On Amendments 29 to 36, the Secretary of State may add a country to Schedule 1 by regulations only if satisfied that there is in general in that country or part of it no serious risk of persecution and will not in general contravene the United Kingdom’s obligations under the human rights convention. In so doing, the Secretary of State must have regard to information from any appropriate source, including member states and international organisations. The views expressed by the United Nations High Commissioner for Refugees on a particular country, among other sources of information, will therefore be considered before a country is added to Schedule 1.
In response to the amendments tabled by the noble Baroness, Lady Hamwee, our contention is that, when considering adding a country to the list in Schedule 1, we need to consider the position in the round. We do not live in a perfect world, so it is reasonable to assess a country on the basis that they are generally safe and to consider the possibility of adding to the list only a part of a country.
The noble and learned Lord, Lord Etherton, raised the matter of Rwanda. In relation to protections for LGBTQ+ persons in that country, the constitution of Rwanda includes a broad prohibition on discrimination. Rwanda does not criminalise or discriminate against sexual orientation in law, policy or practice.
My Lords, where does the Minister get the evidence to say that, in practice, as opposed to what is written in the constitution, there is no persecution? There are numerous independent reports and newspaper reports, as well as the Foreign Office’s own advice, to indicate that there is a real risk of persecution in Rwanda, especially for trans women.

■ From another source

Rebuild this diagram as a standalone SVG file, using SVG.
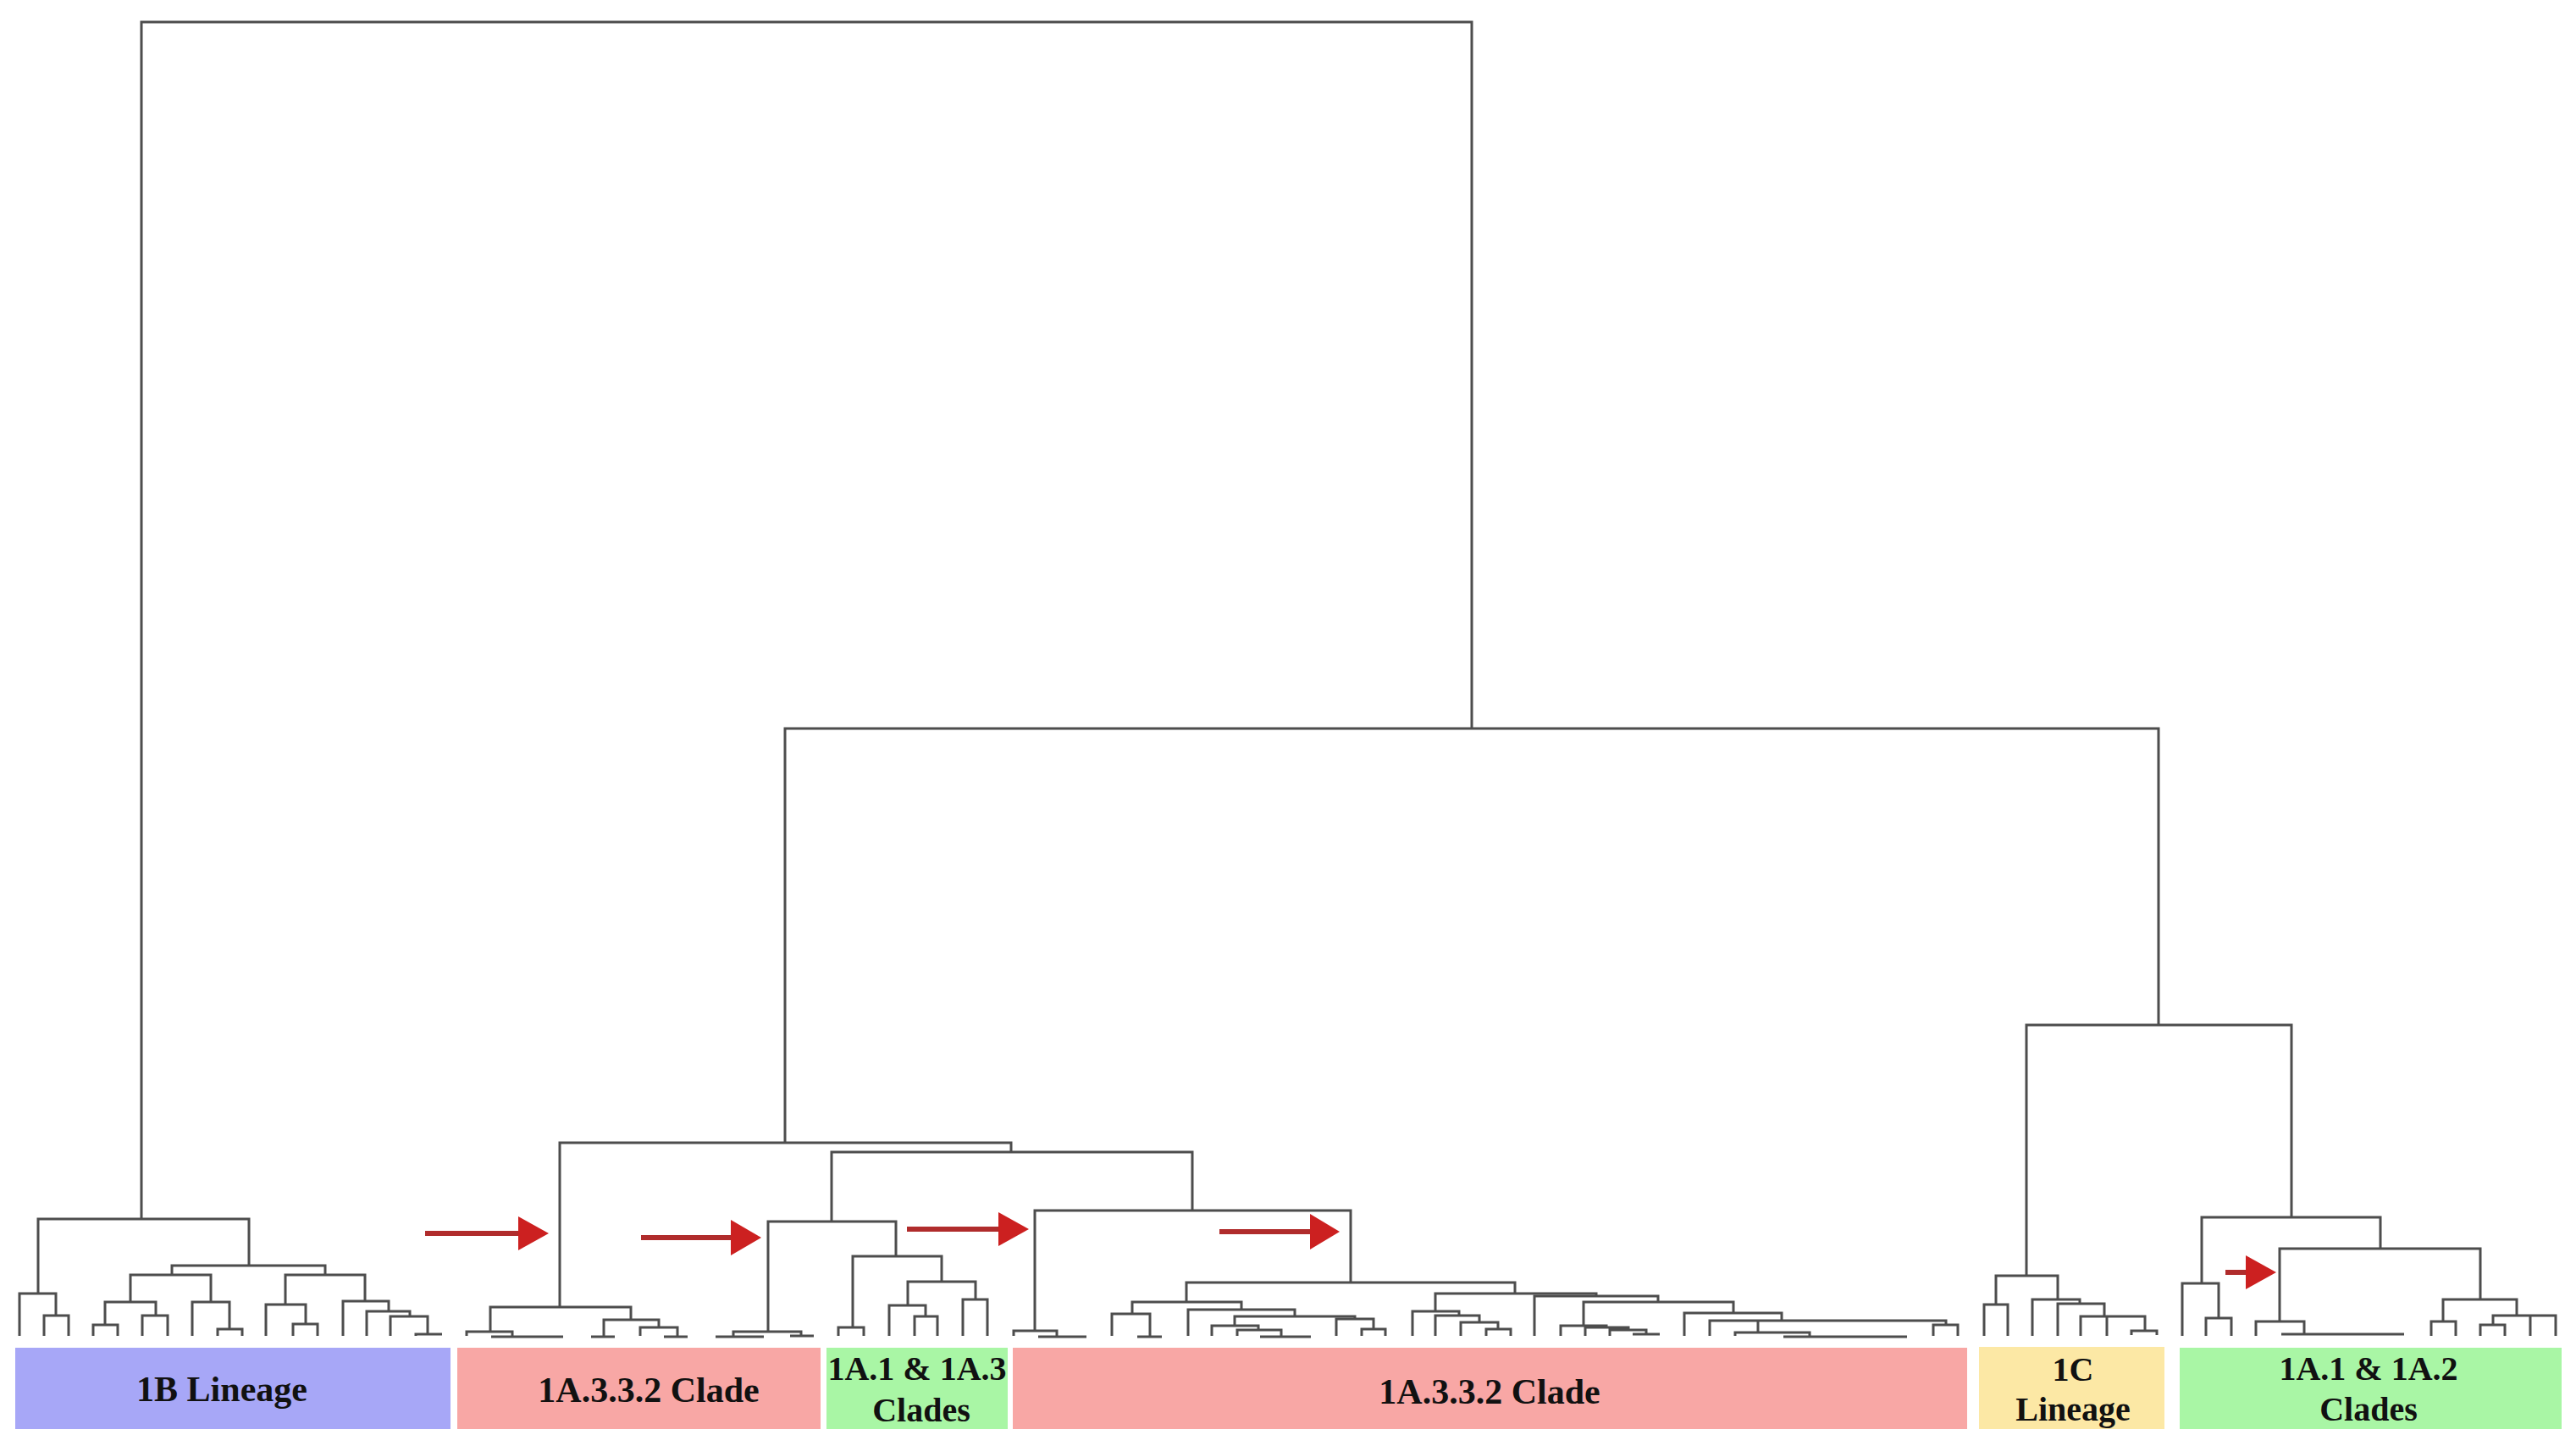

I thank all noble Lords who have spoken and the Minister for what he said. I am afraid that I am not persuaded that the Minister has fully grasped the difference between the two types of people I have mentioned—those who come from a safe place and those who do not come from one of these Section 80AA places and who could be removed to somewhere within Schedule 1. He has not explained why it is acceptable for women—one group—to be identified and excluded in relation to countries in Schedule 1 but for not another diverse group which faces persecution. So far as the evidence is concerned, I think he challenged only Rwanda on that. I have already explained that in the light of all the independent evidence I do not accept that Rwanda is not a hostile place for LGBTQ+ people, particularly for those who are trans. On the basis of that, I shall seek to test the opinion of the House.
The Question will be decided by a deferred Division on Monday.